Emma’s walking did not end with her first hike. Gatewood returned to thru-hike (hiking straight through in less than twelve months) in 1957, making her the first person, male or female, to twice tackle the Appalachian Trail. Gatewood said the second time was so she could enjoy it. She completed the trail again in 1964, at age seventy-five, in sections, becoming the first person to hike it three times. In addition to tenacity, Emma had a sense of humor. When Groucho Marx interviewed her on his television show, You Bet Your Life, he asked, “What did your folks raise on your farm in addition to you?” Emma replied, “Tobacco, corn, wheat, and a little Cain.”

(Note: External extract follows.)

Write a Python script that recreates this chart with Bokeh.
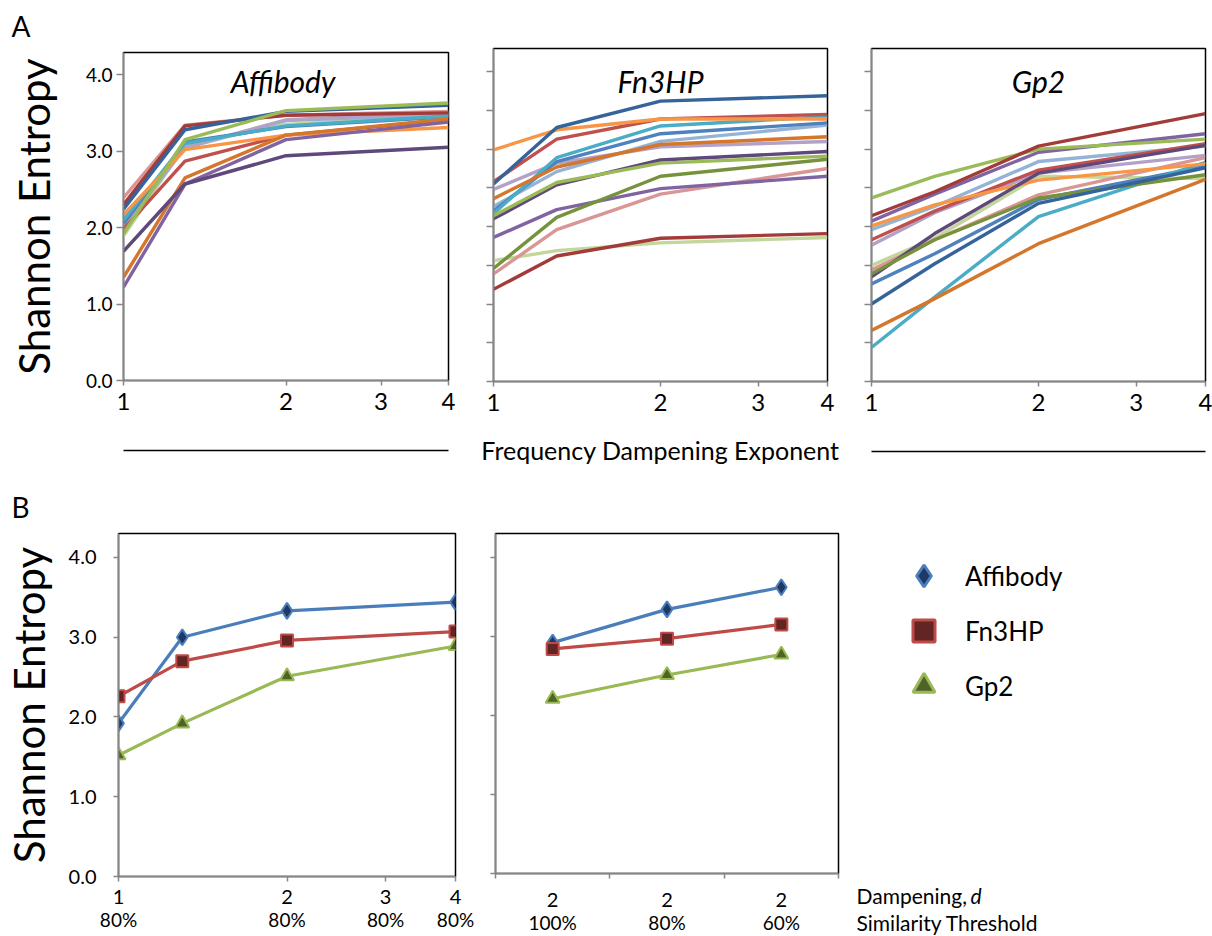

In 1959, she headed west, walking from Independence, Montana, to Portland, Oregon, as part of the Oregon Centennial celebration. She left two weeks after a train wagon but passed it in Idaho. The trip covered nearly 2,000 miles and took ninety-five days. The odyssey of Grandma Gatewood resonated with women who felt someone nearing seventy could hike it in one season, many felt they could follow in her footsteps. The publicity the hiking grandmother garnered brought the Appalachian Trail into the spotlight. Sections of the trail had been poorly maintained, but after her odyssey, conservation efforts concentrated on its upkeep. Grandma Gatewood Memorial Trail, a six-mile hike located in Hocking Hills State Park in Ohio, serves as a tribute to her legacy. Every January, thousands gather in her honor and take part in her favorite pastime-walking. When a fellow hiker had asked her which part of the trail she liked best, she responded, “Going downhill, Sonny.”
In 1973, Emma awakened from a coma, hummed a few bars of “The Battle Hymn of the Republic” and closed her eyes. On her epic trek, Emma followed the advice her father had given her as a child, “Pick up your feet.”